Yaşım altmışı geçti. Türkiye'de siyasal iktidarlar değişse de siyaset etme biçiminin çok değişmediğini gördüm.

Ne değişmedi?

BİR: Benden senden anlayışı değişmedi.

İKİ: Günü kurtarma düşüncesi değişmedi.

ÜÇ: Kervan yolda düzülür bakış açısı devam ediyor.

DÖRT: Tam zamanında yönetmek ve tedbir almak yerine, bekleyip duruma göre harekete geçmek anlayışı sürüyor.

BEŞ: İster gazeteci olsun isterse başkası, "muhalifini haksızlık da olsa bertaraf et kendini rahatlat" fikri tüm canlılığı ile yaşıyor.

ALTI: Siyasette, iyiye iyi, kötüye kötü demek yerine, "rakibi karala gitsin" zihniyeti değişmedi.

YEDİ: Yalan söyleyip aldatarak yönetme politikası da değişmedi.

SEKİZ: Gösteriş, sükse, "desinler" şeklindeki davranış kalıpları aynen yerli yerinde duruyor.

DOKUZ: "En iyisini biz biliriz.
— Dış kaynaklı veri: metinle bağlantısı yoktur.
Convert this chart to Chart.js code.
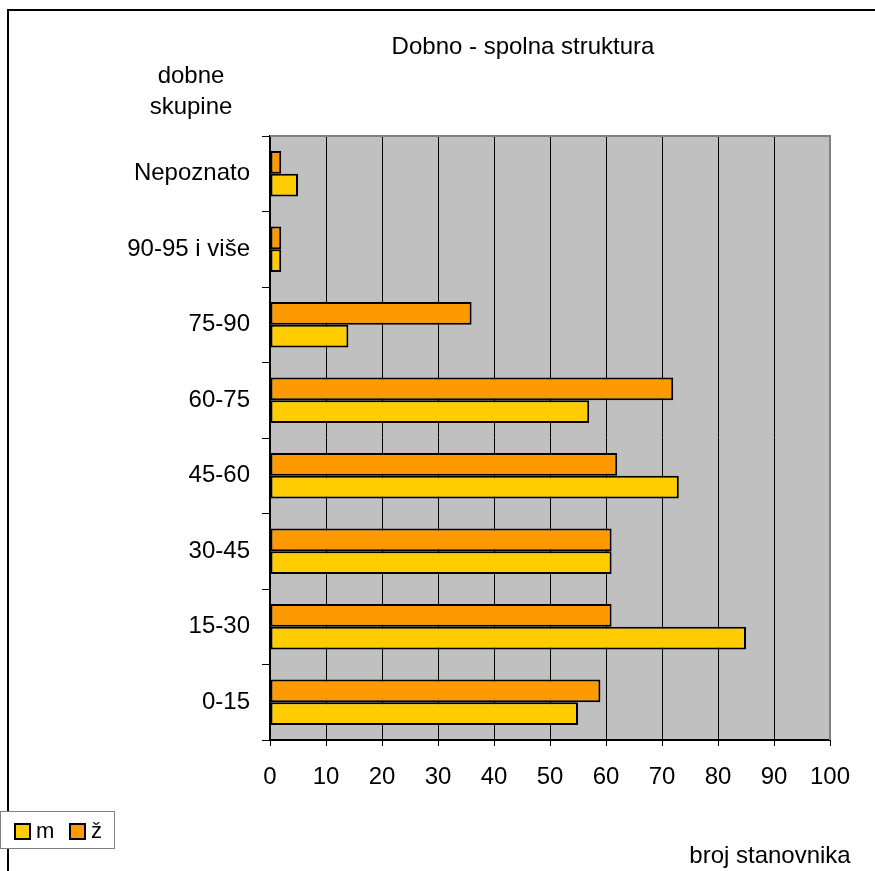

Muhalefet doğru söylese de boş ver" anlayışı devam ediyor.

ON: Adeta suçluyu belirli yıl ve aralıklarda ödüllendirmek anlamına gelebilecek "af yasası" çıkarma geleneği değişmedi.

Daha başkaları da var elbet.

Bütün bunlar ve benzerleri sebebiyle Türkiye'de huzurlu bir siyasal düzen asla kurulamadı. 

Neden kurulamadı?

BİRİNCİSİ, yurttaş olarak önünü göremiyorsun.

Ne demek bu?

Şu demek: "Arkası olmayan" bir memursanız, çok çalışayım, kariyer yapayım ve günün birinde bürokrasinin tepesine çıkayım diye hayal kuramazsınız. Çünkü oraya çıkma aşamasına gelseniz bile, iktidar gücünü aşamazsınız. Eğer siyasi görüşünüz iktidara yakınsa bir parça şansızız var demektir, yoksa ağzınızla kuş tutsanız bile asla hayal ettiğiniz yere sizi ulaştırmayacaklardır. Eğer gelecek hayali kuramıyorsunuz, umudunuz tükenmez mi?
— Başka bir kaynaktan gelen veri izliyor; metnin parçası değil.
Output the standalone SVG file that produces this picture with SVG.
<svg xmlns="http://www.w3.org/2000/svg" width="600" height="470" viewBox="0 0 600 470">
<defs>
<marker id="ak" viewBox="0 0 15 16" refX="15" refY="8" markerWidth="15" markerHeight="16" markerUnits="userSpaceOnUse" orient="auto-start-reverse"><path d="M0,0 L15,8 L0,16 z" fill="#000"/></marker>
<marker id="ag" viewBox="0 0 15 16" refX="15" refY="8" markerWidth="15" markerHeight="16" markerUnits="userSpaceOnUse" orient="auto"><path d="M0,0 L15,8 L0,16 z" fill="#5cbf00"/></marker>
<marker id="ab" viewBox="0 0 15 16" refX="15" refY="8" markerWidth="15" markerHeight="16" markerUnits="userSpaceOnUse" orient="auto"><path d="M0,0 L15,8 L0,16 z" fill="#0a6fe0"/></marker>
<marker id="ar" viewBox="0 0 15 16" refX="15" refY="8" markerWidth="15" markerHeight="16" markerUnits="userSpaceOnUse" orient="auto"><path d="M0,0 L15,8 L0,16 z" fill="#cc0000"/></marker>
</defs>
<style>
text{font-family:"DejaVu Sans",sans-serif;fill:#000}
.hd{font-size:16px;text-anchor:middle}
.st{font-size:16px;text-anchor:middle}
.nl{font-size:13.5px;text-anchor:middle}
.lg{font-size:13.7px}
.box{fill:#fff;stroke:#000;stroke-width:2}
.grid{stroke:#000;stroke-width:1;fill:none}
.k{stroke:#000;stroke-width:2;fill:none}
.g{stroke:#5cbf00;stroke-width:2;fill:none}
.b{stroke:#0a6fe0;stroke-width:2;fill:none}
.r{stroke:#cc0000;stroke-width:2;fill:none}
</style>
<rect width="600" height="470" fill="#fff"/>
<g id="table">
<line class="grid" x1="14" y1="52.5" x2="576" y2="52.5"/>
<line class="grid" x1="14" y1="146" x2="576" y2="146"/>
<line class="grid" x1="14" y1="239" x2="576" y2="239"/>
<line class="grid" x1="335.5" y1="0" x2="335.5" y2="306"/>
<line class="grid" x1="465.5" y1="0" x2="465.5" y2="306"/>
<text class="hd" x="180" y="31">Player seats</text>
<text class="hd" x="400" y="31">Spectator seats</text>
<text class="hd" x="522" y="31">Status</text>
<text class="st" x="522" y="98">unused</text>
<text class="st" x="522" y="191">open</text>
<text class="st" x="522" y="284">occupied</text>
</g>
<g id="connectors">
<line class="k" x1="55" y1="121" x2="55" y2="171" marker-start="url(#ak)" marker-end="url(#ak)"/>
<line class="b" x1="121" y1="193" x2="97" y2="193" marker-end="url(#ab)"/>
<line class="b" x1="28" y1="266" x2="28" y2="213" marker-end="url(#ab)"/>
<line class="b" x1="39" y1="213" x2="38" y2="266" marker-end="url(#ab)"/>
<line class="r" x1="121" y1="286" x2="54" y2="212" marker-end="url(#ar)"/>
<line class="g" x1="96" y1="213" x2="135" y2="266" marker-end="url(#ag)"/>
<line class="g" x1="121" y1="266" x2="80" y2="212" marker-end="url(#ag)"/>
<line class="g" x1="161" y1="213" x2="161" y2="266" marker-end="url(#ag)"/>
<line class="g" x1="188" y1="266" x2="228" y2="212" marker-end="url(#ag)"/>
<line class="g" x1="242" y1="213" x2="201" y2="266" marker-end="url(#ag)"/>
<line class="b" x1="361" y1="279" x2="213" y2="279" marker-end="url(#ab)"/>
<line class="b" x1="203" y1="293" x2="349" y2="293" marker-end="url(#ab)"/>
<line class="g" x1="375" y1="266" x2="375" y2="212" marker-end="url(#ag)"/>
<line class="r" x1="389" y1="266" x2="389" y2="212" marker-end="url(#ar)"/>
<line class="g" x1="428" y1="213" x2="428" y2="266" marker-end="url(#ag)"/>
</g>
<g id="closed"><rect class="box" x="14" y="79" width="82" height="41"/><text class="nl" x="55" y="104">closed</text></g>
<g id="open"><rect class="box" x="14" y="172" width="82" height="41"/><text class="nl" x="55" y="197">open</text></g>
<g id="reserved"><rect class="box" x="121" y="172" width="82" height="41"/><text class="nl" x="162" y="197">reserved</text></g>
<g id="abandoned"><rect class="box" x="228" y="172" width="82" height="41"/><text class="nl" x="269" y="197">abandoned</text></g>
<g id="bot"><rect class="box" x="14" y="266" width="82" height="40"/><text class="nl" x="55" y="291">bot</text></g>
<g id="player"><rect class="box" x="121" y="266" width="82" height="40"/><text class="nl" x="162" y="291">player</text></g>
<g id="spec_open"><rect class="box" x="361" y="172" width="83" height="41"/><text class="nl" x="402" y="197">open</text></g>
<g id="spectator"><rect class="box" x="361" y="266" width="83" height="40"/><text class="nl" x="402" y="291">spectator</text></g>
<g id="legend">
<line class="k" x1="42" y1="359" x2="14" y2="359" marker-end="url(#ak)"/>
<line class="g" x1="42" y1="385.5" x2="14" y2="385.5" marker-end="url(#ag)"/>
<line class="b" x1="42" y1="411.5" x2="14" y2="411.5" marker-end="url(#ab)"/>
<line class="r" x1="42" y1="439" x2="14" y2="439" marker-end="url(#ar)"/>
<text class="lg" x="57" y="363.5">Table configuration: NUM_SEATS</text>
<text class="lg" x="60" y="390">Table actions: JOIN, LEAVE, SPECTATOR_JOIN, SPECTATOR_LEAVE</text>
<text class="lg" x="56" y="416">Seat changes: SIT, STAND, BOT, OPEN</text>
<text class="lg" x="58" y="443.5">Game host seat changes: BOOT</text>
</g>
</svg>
İKİNCİSİ, "ekmek aslanın ağzında." Hatta gırtlağında. Ne kadar çabalarsan çabala, eğer adamınız yoksa haksızlığa uğramanız işten bile değil. Hayır, umutsuzluk aşılamak değil amacım. Yaşanan gerçeklik bu. Hocasından (mesela FETÖ) hacısına kadar, herkes torpil listesi veriyor.

ÜÇ, bırakın felsefeyi, fikri, ideolojiyi, din bile, politik adaletsizlikleri durdurmaya yetmiyor. Tam tersine dindar olduğunu söyleyenlerin kendisi adaletsizlik yaratıyor.
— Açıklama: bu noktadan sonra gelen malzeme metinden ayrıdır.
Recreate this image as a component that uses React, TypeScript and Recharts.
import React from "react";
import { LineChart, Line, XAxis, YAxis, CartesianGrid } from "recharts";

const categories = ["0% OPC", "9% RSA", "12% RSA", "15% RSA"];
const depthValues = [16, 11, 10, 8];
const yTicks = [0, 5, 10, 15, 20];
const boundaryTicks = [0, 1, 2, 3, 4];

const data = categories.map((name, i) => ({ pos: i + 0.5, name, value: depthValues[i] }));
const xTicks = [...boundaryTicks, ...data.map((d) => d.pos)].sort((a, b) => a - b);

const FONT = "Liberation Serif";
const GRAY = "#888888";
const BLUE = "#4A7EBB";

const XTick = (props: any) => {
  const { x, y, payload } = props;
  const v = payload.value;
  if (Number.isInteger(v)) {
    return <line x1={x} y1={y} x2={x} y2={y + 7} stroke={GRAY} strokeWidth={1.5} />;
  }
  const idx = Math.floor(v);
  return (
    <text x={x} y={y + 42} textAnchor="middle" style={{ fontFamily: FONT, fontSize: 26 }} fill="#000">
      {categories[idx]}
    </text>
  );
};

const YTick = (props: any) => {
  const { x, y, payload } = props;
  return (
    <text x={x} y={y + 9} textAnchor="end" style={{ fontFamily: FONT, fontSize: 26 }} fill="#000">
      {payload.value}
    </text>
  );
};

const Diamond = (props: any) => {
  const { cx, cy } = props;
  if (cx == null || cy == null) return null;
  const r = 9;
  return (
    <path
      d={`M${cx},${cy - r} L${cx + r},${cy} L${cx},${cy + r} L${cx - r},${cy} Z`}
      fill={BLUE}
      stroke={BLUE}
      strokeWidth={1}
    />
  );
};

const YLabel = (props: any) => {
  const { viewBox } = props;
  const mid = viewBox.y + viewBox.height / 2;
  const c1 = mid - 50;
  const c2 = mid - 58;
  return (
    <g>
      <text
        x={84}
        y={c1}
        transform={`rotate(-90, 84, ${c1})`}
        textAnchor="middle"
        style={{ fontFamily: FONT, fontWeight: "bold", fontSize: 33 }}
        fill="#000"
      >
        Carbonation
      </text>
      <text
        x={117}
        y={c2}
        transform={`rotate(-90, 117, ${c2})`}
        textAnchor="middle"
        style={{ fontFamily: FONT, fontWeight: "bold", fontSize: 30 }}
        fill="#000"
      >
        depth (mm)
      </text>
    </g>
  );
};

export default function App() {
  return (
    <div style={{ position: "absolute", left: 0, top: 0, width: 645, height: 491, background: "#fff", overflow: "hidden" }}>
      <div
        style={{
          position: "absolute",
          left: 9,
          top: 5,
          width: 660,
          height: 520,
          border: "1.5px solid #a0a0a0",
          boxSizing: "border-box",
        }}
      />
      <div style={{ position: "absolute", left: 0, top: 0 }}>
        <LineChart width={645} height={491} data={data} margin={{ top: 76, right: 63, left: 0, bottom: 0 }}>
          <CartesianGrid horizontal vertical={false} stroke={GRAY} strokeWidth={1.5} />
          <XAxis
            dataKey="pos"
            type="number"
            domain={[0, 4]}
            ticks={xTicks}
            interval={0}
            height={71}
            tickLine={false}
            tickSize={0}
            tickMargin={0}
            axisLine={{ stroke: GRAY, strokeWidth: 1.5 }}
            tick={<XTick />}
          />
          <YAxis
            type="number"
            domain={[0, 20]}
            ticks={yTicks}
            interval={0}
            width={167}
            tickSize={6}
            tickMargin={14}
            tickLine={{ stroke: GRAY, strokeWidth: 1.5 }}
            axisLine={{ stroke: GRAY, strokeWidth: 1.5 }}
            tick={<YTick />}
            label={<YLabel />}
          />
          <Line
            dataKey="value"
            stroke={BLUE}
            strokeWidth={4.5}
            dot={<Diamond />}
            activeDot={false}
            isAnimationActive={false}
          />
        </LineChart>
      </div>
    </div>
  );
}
Eskiler "dindar adamdan zarar gelmez" diyorlardı.

Şimdi de söylesinler.

Söyleyemezler. Çünkü tam tersini görerek, duyarak, çevremizden öğrenerek yaşamaktayız. Dini okul mezunu, diplomalı bürokrasi, dinin istediği gibi, hak edene hak ettiğini vermiyor. Ne verecekse iktidarın istediğine veriyor.

DÖRT, Türkiye'de ideolojiler hep iddialıydı, ama hiç bugünkü kadar kendisiyle çelişmemişti. Bir başka anlatımla "dava" dedikleri şeyi, bizzat dava sahibi olanlar yozlaştırdı ve içini boşalttı. Bunun en çarpıcı örneğini iktidar ve ortağının siyasal davranışlarında görebilirsiniz.

Türkiye'de birçok şeyi düzelttik diyorlar ama biçimsellikten öteye geçmiyor. Öz aynen duruyor, lakin biçim az çok değişmiş. Hepsi bu kadar.

Esasında öz ve biçimin birlikte değişmesi değil mi?

Öyle..

Ama bizde öyle değil.

Ülkeyi yönetenler, bizi nasıl bir ülkede yaşatıyor? Siyaset bize ne sunuyor?

Güven mi?

Adalet mi?

Özgürlüklerle dolu bir ülke mi?

Nasıl?

Soruyorum: Herkesin endişeleri giderildi mi? Yarını kaygısız yaşayabiliyor muyuz?

Hepsi olumsuz.

Öyle ise nasıl huzur toplumu olacağız?